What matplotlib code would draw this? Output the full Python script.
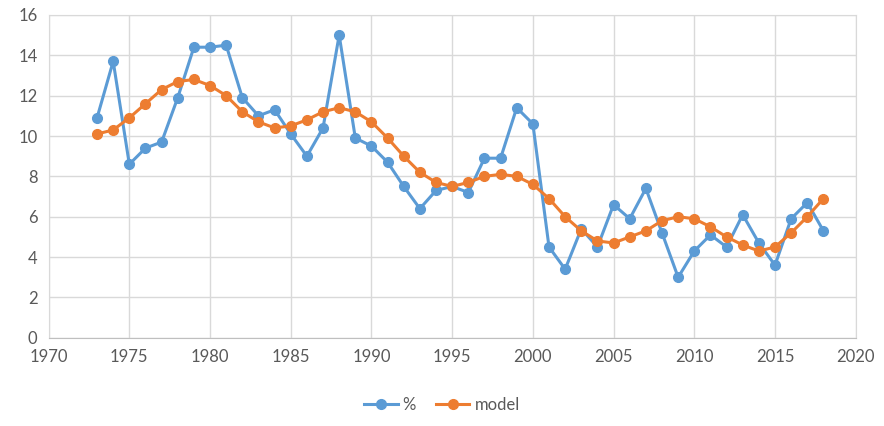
import numpy as np
import matplotlib.pyplot as plt

plt.rcParams['font.family'] = ['Lato', 'DejaVu Sans']

years = list(range(1973, 2019))
pct = [10.9, 13.7, 8.6, 9.4, 9.7, 11.9, 14.4, 14.4, 14.5, 11.9,
       11.0, 11.3, 10.1, 9.0, 10.4, 15.0, 9.9, 9.5, 8.7, 7.5,
       6.4, 7.3, 7.5, 7.2, 8.9, 8.9, 11.4, 10.6, 4.5, 3.4,
       5.4, 4.5, 6.6, 5.9, 7.4, 5.2, 3.0, 4.3, 5.1, 4.5,
       6.1, 4.7, 3.6, 5.9, 6.7, 5.3]
model = [10.1, 10.3, 10.9, 11.6, 12.3, 12.7, 12.8, 12.5, 12.0, 11.2,
         10.7, 10.4, 10.5, 10.8, 11.2, 11.4, 11.2, 10.7, 9.9, 9.0,
         8.2, 7.7, 7.5, 7.7, 8.0, 8.1, 8.0, 7.6, 6.9, 6.0,
         5.3, 4.8, 4.7, 5.0, 5.3, 5.8, 6.0, 5.9, 5.5, 5.0,
         4.6, 4.3, 4.5, 5.2, 6.0, 6.9]

blue = '#5B9BD5'
orange = '#ED7D31'

fig = plt.figure(figsize=(8.84, 4.26), dpi=100)
ax = fig.add_axes([0.055, 0.207, 0.913, 0.758])

ax.plot(years, pct, color=blue, lw=2.2, marker='o', ms=7, label='%', zorder=3)
ax.plot(years, model, color=orange, lw=2.2, marker='o', ms=7, label='model', zorder=4)

ax.set_xlim(1970, 2020)
ax.set_ylim(0, 16)
ax.set_xticks(range(1970, 2021, 5))
ax.set_yticks(range(0, 17, 2))
ax.grid(True, color='#d9d9d9', lw=1)
ax.set_axisbelow(True)
for s in ax.spines.values():
    s.set_color('#d9d9d9')
ax.spines['bottom'].set_color('#bfbfbf')
ax.tick_params(length=0, colors='#595959', labelsize=12, pad=8)

fig.legend(loc='lower center', bbox_to_anchor=(0.5, -0.005), ncol=2, frameon=False,
           fontsize=12, labelcolor='#595959', handlelength=2.0, handletextpad=0.3,
           columnspacing=1.2)

fig.savefig('out.png', dpi=100)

┄┄┄┄┄┄┄┄┄┄┄┄┄┄┄┄┄┄┄┄

* _Set problem_:
The listing above needs to be output again exactly. Don't include the pictures.

* _Problem solution_:
What matplotlib code would draw this? Output the full Python script.
import numpy as np
import matplotlib.pyplot as plt

plt.rcParams['font.family'] = ['Lato', 'DejaVu Sans']

years = list(range(1973, 2019))
pct = [10.9, 13.7, 8.6, 9.4, 9.7, 11.9, 14.4, 14.4, 14.5, 11.9,
       11.0, 11.3, 10.1, 9.0, 10.4, 15.0, 9.9, 9.5, 8.7, 7.5,
       6.4, 7.3, 7.5, 7.2, 8.9, 8.9, 11.4, 10.6, 4.5, 3.4,
       5.4, 4.5, 6.6, 5.9, 7.4, 5.2, 3.0, 4.3, 5.1, 4.5,
       6.1, 4.7, 3.6, 5.9, 6.7, 5.3]
model = [10.1, 10.3, 10.9, 11.6, 12.3, 12.7, 12.8, 12.5, 12.0, 11.2,
         10.7, 10.4, 10.5, 10.8, 11.2, 11.4, 11.2, 10.7, 9.9, 9.0,
         8.2, 7.7, 7.5, 7.7, 8.0, 8.1, 8.0, 7.6, 6.9, 6.0,
         5.3, 4.8, 4.7, 5.0, 5.3, 5.8, 6.0, 5.9, 5.5, 5.0,
         4.6, 4.3, 4.5, 5.2, 6.0, 6.9]

blue = '#5B9BD5'
orange = '#ED7D31'

fig = plt.figure(figsize=(8.84, 4.26), dpi=100)
ax = fig.add_axes([0.055, 0.207, 0.913, 0.758])

ax.plot(years, pct, color=blue, lw=2.2, marker='o', ms=7, label='%', zorder=3)
ax.plot(years, model, color=orange, lw=2.2, marker='o', ms=7, label='model', zorder=4)

ax.set_xlim(1970, 2020)
ax.set_ylim(0, 16)
ax.set_xticks(range(1970, 2021, 5))
ax.set_yticks(range(0, 17, 2))
ax.grid(True, color='#d9d9d9', lw=1)
ax.set_axisbelow(True)
for s in ax.spines.values():
    s.set_color('#d9d9d9')
ax.spines['bottom'].set_color('#bfbfbf')
ax.tick_params(length=0, colors='#595959', labelsize=12, pad=8)

fig.legend(loc='lower center', bbox_to_anchor=(0.5, -0.005), ncol=2, frameon=False,
           fontsize=12, labelcolor='#595959', handlelength=2.0, handletextpad=0.3,
           columnspacing=1.2)

fig.savefig('out.png', dpi=100)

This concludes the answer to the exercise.